● OBJECTIVE
Please return the full listing below without altering anything.
>> BEGIN GIVEN INFORMATION
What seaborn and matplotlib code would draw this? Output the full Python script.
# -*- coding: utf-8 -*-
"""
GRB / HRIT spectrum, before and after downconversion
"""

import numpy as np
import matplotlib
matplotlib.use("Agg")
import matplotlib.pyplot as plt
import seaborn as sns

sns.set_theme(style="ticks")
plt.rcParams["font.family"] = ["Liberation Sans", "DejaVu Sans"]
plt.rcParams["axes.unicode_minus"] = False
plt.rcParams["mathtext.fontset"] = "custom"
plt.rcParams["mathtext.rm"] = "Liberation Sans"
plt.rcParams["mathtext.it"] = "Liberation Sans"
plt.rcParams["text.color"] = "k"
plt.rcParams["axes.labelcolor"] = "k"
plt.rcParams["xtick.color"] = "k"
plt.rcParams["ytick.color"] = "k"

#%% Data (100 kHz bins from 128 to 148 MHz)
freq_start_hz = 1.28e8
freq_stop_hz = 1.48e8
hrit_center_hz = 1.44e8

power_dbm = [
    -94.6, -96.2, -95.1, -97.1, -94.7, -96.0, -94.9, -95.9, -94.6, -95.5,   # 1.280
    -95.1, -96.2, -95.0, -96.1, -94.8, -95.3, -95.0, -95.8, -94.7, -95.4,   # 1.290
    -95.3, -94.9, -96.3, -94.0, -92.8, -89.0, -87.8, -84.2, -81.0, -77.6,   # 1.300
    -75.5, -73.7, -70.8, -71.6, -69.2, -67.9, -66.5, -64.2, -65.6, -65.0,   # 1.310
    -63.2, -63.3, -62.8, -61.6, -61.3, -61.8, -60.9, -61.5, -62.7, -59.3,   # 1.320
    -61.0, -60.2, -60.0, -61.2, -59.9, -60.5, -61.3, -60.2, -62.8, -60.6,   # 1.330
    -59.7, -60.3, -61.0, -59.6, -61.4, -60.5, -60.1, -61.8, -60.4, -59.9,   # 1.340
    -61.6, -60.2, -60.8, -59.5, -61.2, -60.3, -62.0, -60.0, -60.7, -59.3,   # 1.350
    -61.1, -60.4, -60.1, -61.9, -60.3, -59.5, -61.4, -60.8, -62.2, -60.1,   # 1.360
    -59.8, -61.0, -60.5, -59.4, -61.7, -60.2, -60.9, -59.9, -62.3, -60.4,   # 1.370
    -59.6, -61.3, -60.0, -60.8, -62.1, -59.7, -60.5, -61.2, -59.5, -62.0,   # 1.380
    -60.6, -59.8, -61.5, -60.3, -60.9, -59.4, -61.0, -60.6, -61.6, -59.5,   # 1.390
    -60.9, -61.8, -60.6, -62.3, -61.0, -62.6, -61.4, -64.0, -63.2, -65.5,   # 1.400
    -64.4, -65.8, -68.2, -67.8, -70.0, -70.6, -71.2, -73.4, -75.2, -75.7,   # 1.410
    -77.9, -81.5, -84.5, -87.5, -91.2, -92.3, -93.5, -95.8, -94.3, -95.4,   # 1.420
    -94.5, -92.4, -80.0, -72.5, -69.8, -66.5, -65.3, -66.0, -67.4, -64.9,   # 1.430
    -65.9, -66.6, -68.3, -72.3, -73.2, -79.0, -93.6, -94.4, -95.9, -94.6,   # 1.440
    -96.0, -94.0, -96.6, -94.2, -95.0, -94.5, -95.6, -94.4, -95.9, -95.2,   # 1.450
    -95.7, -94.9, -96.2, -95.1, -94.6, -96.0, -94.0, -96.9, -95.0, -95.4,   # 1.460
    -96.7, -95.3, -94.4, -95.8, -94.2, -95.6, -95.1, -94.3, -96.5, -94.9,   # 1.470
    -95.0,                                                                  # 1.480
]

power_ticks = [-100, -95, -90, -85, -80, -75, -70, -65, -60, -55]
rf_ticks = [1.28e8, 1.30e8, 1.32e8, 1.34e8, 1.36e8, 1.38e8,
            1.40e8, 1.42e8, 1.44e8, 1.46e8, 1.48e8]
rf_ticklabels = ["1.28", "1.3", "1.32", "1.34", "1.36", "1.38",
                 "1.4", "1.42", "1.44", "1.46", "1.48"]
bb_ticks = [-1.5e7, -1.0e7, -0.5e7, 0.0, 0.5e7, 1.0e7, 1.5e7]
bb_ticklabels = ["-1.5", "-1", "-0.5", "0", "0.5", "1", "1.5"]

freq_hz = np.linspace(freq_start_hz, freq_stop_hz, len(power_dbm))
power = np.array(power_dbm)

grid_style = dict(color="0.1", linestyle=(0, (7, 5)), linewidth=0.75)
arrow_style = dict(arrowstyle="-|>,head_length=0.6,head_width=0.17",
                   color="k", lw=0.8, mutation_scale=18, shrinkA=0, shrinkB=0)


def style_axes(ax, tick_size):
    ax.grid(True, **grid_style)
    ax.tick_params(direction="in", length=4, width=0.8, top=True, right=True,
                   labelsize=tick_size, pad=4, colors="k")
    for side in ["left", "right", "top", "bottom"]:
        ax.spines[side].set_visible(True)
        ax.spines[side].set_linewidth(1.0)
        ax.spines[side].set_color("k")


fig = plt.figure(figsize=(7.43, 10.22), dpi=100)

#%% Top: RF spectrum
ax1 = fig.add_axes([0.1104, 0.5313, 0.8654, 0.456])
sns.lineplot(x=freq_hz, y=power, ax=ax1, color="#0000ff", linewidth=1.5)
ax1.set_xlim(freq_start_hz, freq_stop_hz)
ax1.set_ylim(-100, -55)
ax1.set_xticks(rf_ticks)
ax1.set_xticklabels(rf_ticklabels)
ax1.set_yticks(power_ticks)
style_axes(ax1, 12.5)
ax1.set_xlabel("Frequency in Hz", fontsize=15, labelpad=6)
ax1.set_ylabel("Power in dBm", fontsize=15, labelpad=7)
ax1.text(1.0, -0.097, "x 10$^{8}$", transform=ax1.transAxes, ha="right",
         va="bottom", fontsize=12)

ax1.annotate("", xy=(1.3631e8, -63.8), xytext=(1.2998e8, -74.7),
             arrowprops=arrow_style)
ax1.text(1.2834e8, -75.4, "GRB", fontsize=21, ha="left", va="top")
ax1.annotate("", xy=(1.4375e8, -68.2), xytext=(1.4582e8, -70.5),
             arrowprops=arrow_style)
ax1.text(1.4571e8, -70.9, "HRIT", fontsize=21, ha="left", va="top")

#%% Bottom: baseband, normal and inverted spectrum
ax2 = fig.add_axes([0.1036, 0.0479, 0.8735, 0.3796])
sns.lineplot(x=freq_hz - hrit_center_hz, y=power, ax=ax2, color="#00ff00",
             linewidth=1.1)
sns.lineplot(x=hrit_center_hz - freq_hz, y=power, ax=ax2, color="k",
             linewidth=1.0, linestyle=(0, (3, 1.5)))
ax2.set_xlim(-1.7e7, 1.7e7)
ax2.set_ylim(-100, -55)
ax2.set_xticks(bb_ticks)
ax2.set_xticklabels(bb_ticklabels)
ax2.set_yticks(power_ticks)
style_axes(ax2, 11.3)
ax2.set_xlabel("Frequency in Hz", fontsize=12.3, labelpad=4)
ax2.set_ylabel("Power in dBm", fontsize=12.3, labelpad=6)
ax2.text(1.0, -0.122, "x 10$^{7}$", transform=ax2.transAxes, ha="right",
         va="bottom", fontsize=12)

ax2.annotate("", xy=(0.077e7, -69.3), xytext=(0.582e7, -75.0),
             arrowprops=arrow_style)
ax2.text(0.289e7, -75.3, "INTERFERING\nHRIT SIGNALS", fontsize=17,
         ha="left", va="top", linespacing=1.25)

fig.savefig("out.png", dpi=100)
>> END GIVEN INFORMATION
● THE RESPONSE
What seaborn and matplotlib code would draw this? Output the full Python script.
# -*- coding: utf-8 -*-
"""
GRB / HRIT spectrum, before and after downconversion
"""

import numpy as np
import matplotlib
matplotlib.use("Agg")
import matplotlib.pyplot as plt
import seaborn as sns

sns.set_theme(style="ticks")
plt.rcParams["font.family"] = ["Liberation Sans", "DejaVu Sans"]
plt.rcParams["axes.unicode_minus"] = False
plt.rcParams["mathtext.fontset"] = "custom"
plt.rcParams["mathtext.rm"] = "Liberation Sans"
plt.rcParams["mathtext.it"] = "Liberation Sans"
plt.rcParams["text.color"] = "k"
plt.rcParams["axes.labelcolor"] = "k"
plt.rcParams["xtick.color"] = "k"
plt.rcParams["ytick.color"] = "k"

#%% Data (100 kHz bins from 128 to 148 MHz)
freq_start_hz = 1.28e8
freq_stop_hz = 1.48e8
hrit_center_hz = 1.44e8

power_dbm = [
    -94.6, -96.2, -95.1, -97.1, -94.7, -96.0, -94.9, -95.9, -94.6, -95.5,   # 1.280
    -95.1, -96.2, -95.0, -96.1, -94.8, -95.3, -95.0, -95.8, -94.7, -95.4,   # 1.290
    -95.3, -94.9, -96.3, -94.0, -92.8, -89.0, -87.8, -84.2, -81.0, -77.6,   # 1.300
    -75.5, -73.7, -70.8, -71.6, -69.2, -67.9, -66.5, -64.2, -65.6, -65.0,   # 1.310
    -63.2, -63.3, -62.8, -61.6, -61.3, -61.8, -60.9, -61.5, -62.7, -59.3,   # 1.320
    -61.0, -60.2, -60.0, -61.2, -59.9, -60.5, -61.3, -60.2, -62.8, -60.6,   # 1.330
    -59.7, -60.3, -61.0, -59.6, -61.4, -60.5, -60.1, -61.8, -60.4, -59.9,   # 1.340
    -61.6, -60.2, -60.8, -59.5, -61.2, -60.3, -62.0, -60.0, -60.7, -59.3,   # 1.350
    -61.1, -60.4, -60.1, -61.9, -60.3, -59.5, -61.4, -60.8, -62.2, -60.1,   # 1.360
    -59.8, -61.0, -60.5, -59.4, -61.7, -60.2, -60.9, -59.9, -62.3, -60.4,   # 1.370
    -59.6, -61.3, -60.0, -60.8, -62.1, -59.7, -60.5, -61.2, -59.5, -62.0,   # 1.380
    -60.6, -59.8, -61.5, -60.3, -60.9, -59.4, -61.0, -60.6, -61.6, -59.5,   # 1.390
    -60.9, -61.8, -60.6, -62.3, -61.0, -62.6, -61.4, -64.0, -63.2, -65.5,   # 1.400
    -64.4, -65.8, -68.2, -67.8, -70.0, -70.6, -71.2, -73.4, -75.2, -75.7,   # 1.410
    -77.9, -81.5, -84.5, -87.5, -91.2, -92.3, -93.5, -95.8, -94.3, -95.4,   # 1.420
    -94.5, -92.4, -80.0, -72.5, -69.8, -66.5, -65.3, -66.0, -67.4, -64.9,   # 1.430
    -65.9, -66.6, -68.3, -72.3, -73.2, -79.0, -93.6, -94.4, -95.9, -94.6,   # 1.440
    -96.0, -94.0, -96.6, -94.2, -95.0, -94.5, -95.6, -94.4, -95.9, -95.2,   # 1.450
    -95.7, -94.9, -96.2, -95.1, -94.6, -96.0, -94.0, -96.9, -95.0, -95.4,   # 1.460
    -96.7, -95.3, -94.4, -95.8, -94.2, -95.6, -95.1, -94.3, -96.5, -94.9,   # 1.470
    -95.0,                                                                  # 1.480
]

power_ticks = [-100, -95, -90, -85, -80, -75, -70, -65, -60, -55]
rf_ticks = [1.28e8, 1.30e8, 1.32e8, 1.34e8, 1.36e8, 1.38e8,
            1.40e8, 1.42e8, 1.44e8, 1.46e8, 1.48e8]
rf_ticklabels = ["1.28", "1.3", "1.32", "1.34", "1.36", "1.38",
                 "1.4", "1.42", "1.44", "1.46", "1.48"]
bb_ticks = [-1.5e7, -1.0e7, -0.5e7, 0.0, 0.5e7, 1.0e7, 1.5e7]
bb_ticklabels = ["-1.5", "-1", "-0.5", "0", "0.5", "1", "1.5"]

freq_hz = np.linspace(freq_start_hz, freq_stop_hz, len(power_dbm))
power = np.array(power_dbm)

grid_style = dict(color="0.1", linestyle=(0, (7, 5)), linewidth=0.75)
arrow_style = dict(arrowstyle="-|>,head_length=0.6,head_width=0.17",
                   color="k", lw=0.8, mutation_scale=18, shrinkA=0, shrinkB=0)


def style_axes(ax, tick_size):
    ax.grid(True, **grid_style)
    ax.tick_params(direction="in", length=4, width=0.8, top=True, right=True,
                   labelsize=tick_size, pad=4, colors="k")
    for side in ["left", "right", "top", "bottom"]:
        ax.spines[side].set_visible(True)
        ax.spines[side].set_linewidth(1.0)
        ax.spines[side].set_color("k")


fig = plt.figure(figsize=(7.43, 10.22), dpi=100)

#%% Top: RF spectrum
ax1 = fig.add_axes([0.1104, 0.5313, 0.8654, 0.456])
sns.lineplot(x=freq_hz, y=power, ax=ax1, color="#0000ff", linewidth=1.5)
ax1.set_xlim(freq_start_hz, freq_stop_hz)
ax1.set_ylim(-100, -55)
ax1.set_xticks(rf_ticks)
ax1.set_xticklabels(rf_ticklabels)
ax1.set_yticks(power_ticks)
style_axes(ax1, 12.5)
ax1.set_xlabel("Frequency in Hz", fontsize=15, labelpad=6)
ax1.set_ylabel("Power in dBm", fontsize=15, labelpad=7)
ax1.text(1.0, -0.097, "x 10$^{8}$", transform=ax1.transAxes, ha="right",
         va="bottom", fontsize=12)

ax1.annotate("", xy=(1.3631e8, -63.8), xytext=(1.2998e8, -74.7),
             arrowprops=arrow_style)
ax1.text(1.2834e8, -75.4, "GRB", fontsize=21, ha="left", va="top")
ax1.annotate("", xy=(1.4375e8, -68.2), xytext=(1.4582e8, -70.5),
             arrowprops=arrow_style)
ax1.text(1.4571e8, -70.9, "HRIT", fontsize=21, ha="left", va="top")

#%% Bottom: baseband, normal and inverted spectrum
ax2 = fig.add_axes([0.1036, 0.0479, 0.8735, 0.3796])
sns.lineplot(x=freq_hz - hrit_center_hz, y=power, ax=ax2, color="#00ff00",
             linewidth=1.1)
sns.lineplot(x=hrit_center_hz - freq_hz, y=power, ax=ax2, color="k",
             linewidth=1.0, linestyle=(0, (3, 1.5)))
ax2.set_xlim(-1.7e7, 1.7e7)
ax2.set_ylim(-100, -55)
ax2.set_xticks(bb_ticks)
ax2.set_xticklabels(bb_ticklabels)
ax2.set_yticks(power_ticks)
style_axes(ax2, 11.3)
ax2.set_xlabel("Frequency in Hz", fontsize=12.3, labelpad=4)
ax2.set_ylabel("Power in dBm", fontsize=12.3, labelpad=6)
ax2.text(1.0, -0.122, "x 10$^{7}$", transform=ax2.transAxes, ha="right",
         va="bottom", fontsize=12)

ax2.annotate("", xy=(0.077e7, -69.3), xytext=(0.582e7, -75.0),
             arrowprops=arrow_style)
ax2.text(0.289e7, -75.3, "INTERFERING\nHRIT SIGNALS", fontsize=17,
         ha="left", va="top", linespacing=1.25)

fig.savefig("out.png", dpi=100)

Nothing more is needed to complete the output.